# Avatars



## reinreb (Aug 1, 2010)

How does one reduce the size of an image to meet the 60 x 60 pixels or 19.5 kb criteria??


----------



## bobrussell (Jul 13, 2009)

if you don't have any photo editing software, i'd try an online site that does it. Like this on Resize Photos - Free Online Photo and Image Resizing - Resize Digital Photos. google 'photo resizing' and try one, i've used several different ones when i didn't have my computer available. there are several free ones and maybe some free programs you can download to do it yourself.:10220:


----------



## bobrussell (Jul 13, 2009)

oh yea, forgot to mention, if you use Photobucket, you can do it there.


----------



## reinreb (Aug 1, 2010)

Thank you BobRussell it worked.:thumbup1: Now how do you add pictures to the "new Album" page. I'm missing something on how to paste what I want to show in an album. The copy paste routine doesn't work for me and I don't see any file size limitations.
Thanks again


----------



## bobrussell (Jul 13, 2009)

i haven't tried uploading to the albums, sorry not much help. if it's like posting a picture in a thread, you have to use a hosting site like 'Photobucket'. seems that i remember some one saying that you didn't have to do that though. since i'm not any help, somebody else will chime in shortly, sunday's kinda a slow day.
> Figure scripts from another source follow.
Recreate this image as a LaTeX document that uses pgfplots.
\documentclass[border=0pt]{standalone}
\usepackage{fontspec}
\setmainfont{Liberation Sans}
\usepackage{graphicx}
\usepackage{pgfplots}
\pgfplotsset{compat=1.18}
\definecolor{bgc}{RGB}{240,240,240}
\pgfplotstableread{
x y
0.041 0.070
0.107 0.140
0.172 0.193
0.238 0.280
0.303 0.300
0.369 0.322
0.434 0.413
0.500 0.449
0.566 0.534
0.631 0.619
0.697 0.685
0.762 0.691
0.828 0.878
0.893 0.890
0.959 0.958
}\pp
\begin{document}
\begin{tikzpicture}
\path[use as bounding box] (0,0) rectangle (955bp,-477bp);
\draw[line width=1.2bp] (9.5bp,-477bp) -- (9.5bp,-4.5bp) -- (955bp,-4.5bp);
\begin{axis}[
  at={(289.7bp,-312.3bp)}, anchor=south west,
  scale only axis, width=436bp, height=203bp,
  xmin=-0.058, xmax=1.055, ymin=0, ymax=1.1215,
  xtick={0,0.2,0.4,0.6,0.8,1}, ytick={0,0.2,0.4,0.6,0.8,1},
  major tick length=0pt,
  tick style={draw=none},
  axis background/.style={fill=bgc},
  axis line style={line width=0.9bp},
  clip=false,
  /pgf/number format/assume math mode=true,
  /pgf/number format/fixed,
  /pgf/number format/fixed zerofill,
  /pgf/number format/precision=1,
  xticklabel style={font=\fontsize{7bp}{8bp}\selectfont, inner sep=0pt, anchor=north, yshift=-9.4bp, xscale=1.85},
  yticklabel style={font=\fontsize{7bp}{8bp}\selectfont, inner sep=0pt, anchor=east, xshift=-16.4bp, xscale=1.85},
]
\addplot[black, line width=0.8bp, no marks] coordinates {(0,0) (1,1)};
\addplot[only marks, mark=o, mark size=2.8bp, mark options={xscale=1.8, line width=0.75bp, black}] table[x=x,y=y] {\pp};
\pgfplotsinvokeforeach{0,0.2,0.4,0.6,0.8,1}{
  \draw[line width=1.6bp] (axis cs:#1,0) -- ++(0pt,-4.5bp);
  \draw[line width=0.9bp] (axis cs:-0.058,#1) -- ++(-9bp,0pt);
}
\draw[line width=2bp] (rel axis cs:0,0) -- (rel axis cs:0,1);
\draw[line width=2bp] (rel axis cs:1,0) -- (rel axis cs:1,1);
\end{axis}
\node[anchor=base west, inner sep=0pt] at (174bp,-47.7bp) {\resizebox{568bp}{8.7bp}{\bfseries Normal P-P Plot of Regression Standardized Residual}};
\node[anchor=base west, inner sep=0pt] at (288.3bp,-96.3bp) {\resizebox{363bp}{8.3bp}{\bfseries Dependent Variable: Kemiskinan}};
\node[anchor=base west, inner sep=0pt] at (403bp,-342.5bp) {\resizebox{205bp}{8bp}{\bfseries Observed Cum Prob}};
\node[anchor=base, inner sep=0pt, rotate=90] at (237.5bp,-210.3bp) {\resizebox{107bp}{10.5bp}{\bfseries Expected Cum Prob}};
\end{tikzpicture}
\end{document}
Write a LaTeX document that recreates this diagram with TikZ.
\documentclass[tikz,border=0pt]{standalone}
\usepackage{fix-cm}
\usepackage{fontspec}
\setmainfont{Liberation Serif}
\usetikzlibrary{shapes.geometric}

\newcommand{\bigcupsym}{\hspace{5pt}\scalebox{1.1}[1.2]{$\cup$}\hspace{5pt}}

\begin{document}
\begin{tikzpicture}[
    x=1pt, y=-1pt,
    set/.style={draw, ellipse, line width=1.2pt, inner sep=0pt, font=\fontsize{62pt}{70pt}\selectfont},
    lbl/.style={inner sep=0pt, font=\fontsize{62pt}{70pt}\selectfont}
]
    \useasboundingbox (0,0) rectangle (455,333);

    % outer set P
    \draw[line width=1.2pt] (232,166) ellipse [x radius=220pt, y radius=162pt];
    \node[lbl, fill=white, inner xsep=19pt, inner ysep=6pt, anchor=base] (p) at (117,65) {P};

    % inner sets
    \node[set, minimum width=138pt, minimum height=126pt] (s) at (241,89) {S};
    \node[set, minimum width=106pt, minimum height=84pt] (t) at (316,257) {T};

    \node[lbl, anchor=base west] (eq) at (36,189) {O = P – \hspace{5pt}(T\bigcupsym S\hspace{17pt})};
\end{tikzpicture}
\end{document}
FWIW, i post my pics and info to my blog, then add links to my posts, it's easier for me that way. here's what i mean if you don't know:camping info, the stuff you need to know
sue and sam are our dogs, wouldn't want you to get the wrong idea when you browser said "sueandsampoopedhere.com":thumbup1:


----------



## artmart (Sep 21, 2010)

If you want to resize your photos without having to put them on the internet I use "Irfanview". There are others, but this is one I use. This allows me to resize the pictures on my own computer much quicker, then I can move them to an internet website like Photobucket.

Moving or modifying pictures using your internet link will always be slower than using your own computer and disk. Just a suggestion.

Here's a link for the IRfanview download for Windows:

Download Irfanview for Free. For PC, Mac, and Linux

I forgot to mention, if you used Photobucket, then when you are viewing the picture you want to use, you copy and paste the links (I think they are at the left) for the web, image or link you want to use. It's not the resized picture you want to use, it's the links to the left depending on what you want to pass on for others or something else to use. I hope this helps.


----------



## ctfortner (Nov 16, 2007)

First you need to create the album, which is the new album part. So you click on Add Album, give it a name and description if you want, then click submit.

After you click submit, it takes you to a page where you can upload your pictures from your hard drive. These are not linked from an online album, you actually upload photos to your album. You can create all the albums you want, edit them, remove or add pictures to them anytime you want.

Post back here if you still have trouble with the albums.



reinreb said:


> Thank you BobRussell it worked.:thumbup1: Now how do you add pictures to the "new Album" page. I'm missing something on how to paste what I want to show in an album. The copy paste routine doesn't work for me and I don't see any file size limitations.
> Thanks again


----------